Opening Bid

This is another in a series of reflections on the content of my favorite podcast of 2021: episode 110 of The Knowledge Project with Jim Collins.

You need to decide: what is your opening bid when you are establishing a relationship with someone, when you are interacting with the world. Is your opening bid to assume trust? To assume that someone is trust-worthy and to grant them the full benefits of that? …

Um, no? I really cannot think of an instance when I have trusted someone. Many people in the world are jerks. Even more are inconsiderate. A ridiculously percentage of us are horribly irrational. To start with an opening bid of trust, in spite of such considerations, is itself irrational.

… Or is your opening bid to not trust, but the the trust can be earned? So many aspects of your life will be affected by which fork on that you take. That is a stance on life … Some people will abuse that trust … You don’t leave yourself exposed to a catastrophe, but … there is far more upside in an opening bid of trust and there is far more downside in an opening bid of mistrust. … 

Ah, okay – we are not encouraged to expose our deepest and most darkest secrets. No, those things can hurt us.

In this manner, an opening bid isn’t of absolute trust. It isn’t (to use a poker metaphor) going-all-in before you look at the flop, but it is a gesture. The bid of trust is a signal to another person that you are willing to bring something valuable to this relationship (a catalyst, perhaps?). The hope is that if we start with a bid of trust, the other person will too, and that 2 people starting with a bid of trust will develop and grow a relationship faster without the constraints of trust-building.

Trust is capital. We can store all our trust inside our mattress, or we can invest it. Imagine if we knew we would lose $10,000 to 9 different people but that 1 in every 10 relationships would lead to a $1,000,000 return on investment. Wouldn’t we be foolish not to trust? To not trust at all is actually an extreme form of loss aversion. It is a choice that cuts you off from risk, but – perhaps more importantly – ultimately cuts you off from the possibility of reward.

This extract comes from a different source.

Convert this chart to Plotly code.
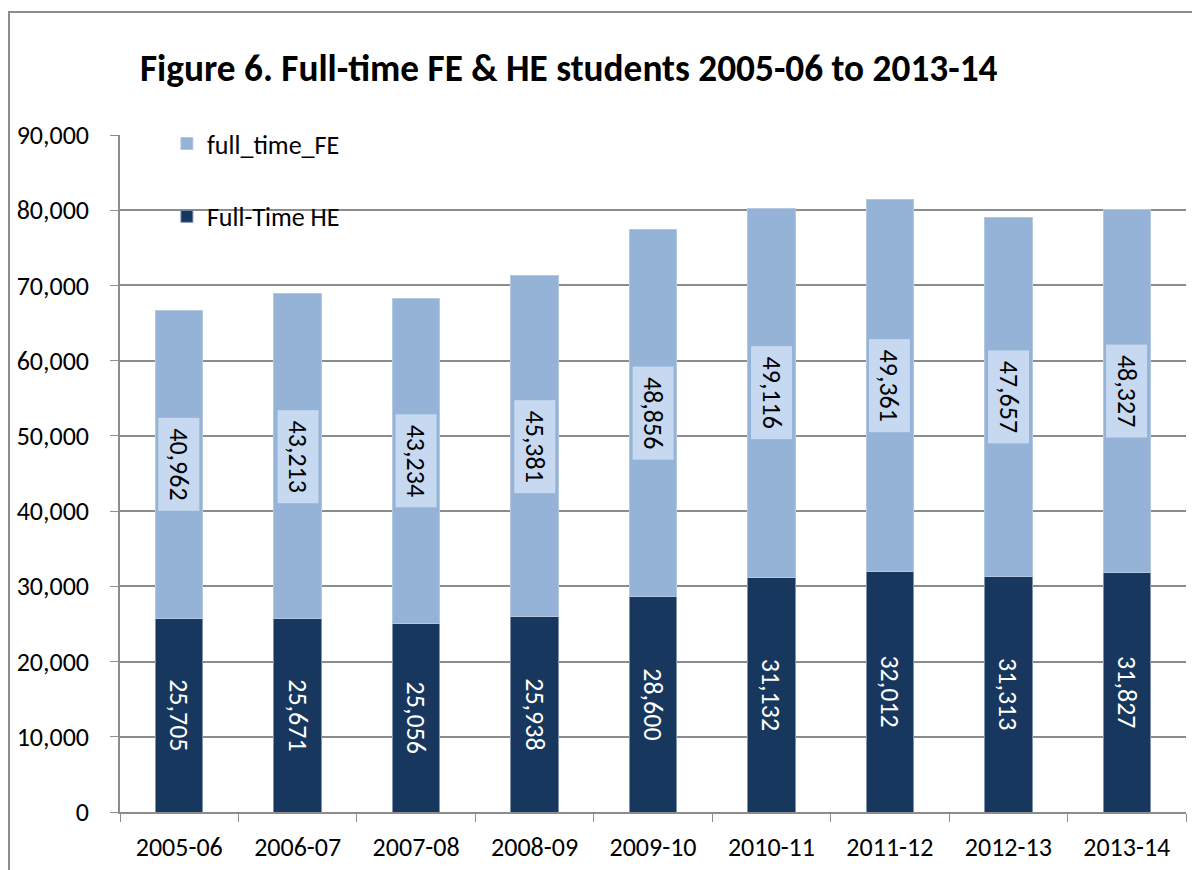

… It all goes to the question of people … The very, very best people will respond to the bid of trust. The best people will be attracted to that and you want the best people to be attracted … Your opening bid effects how people behave. If you trust people you are more likely that they will act in a trustworthy way. So it’s a double win. It’s the best people and they’ll behave in a trustworthy way. The flip side is if you have an opening bid of mistrust, the best people will not be attracted to that.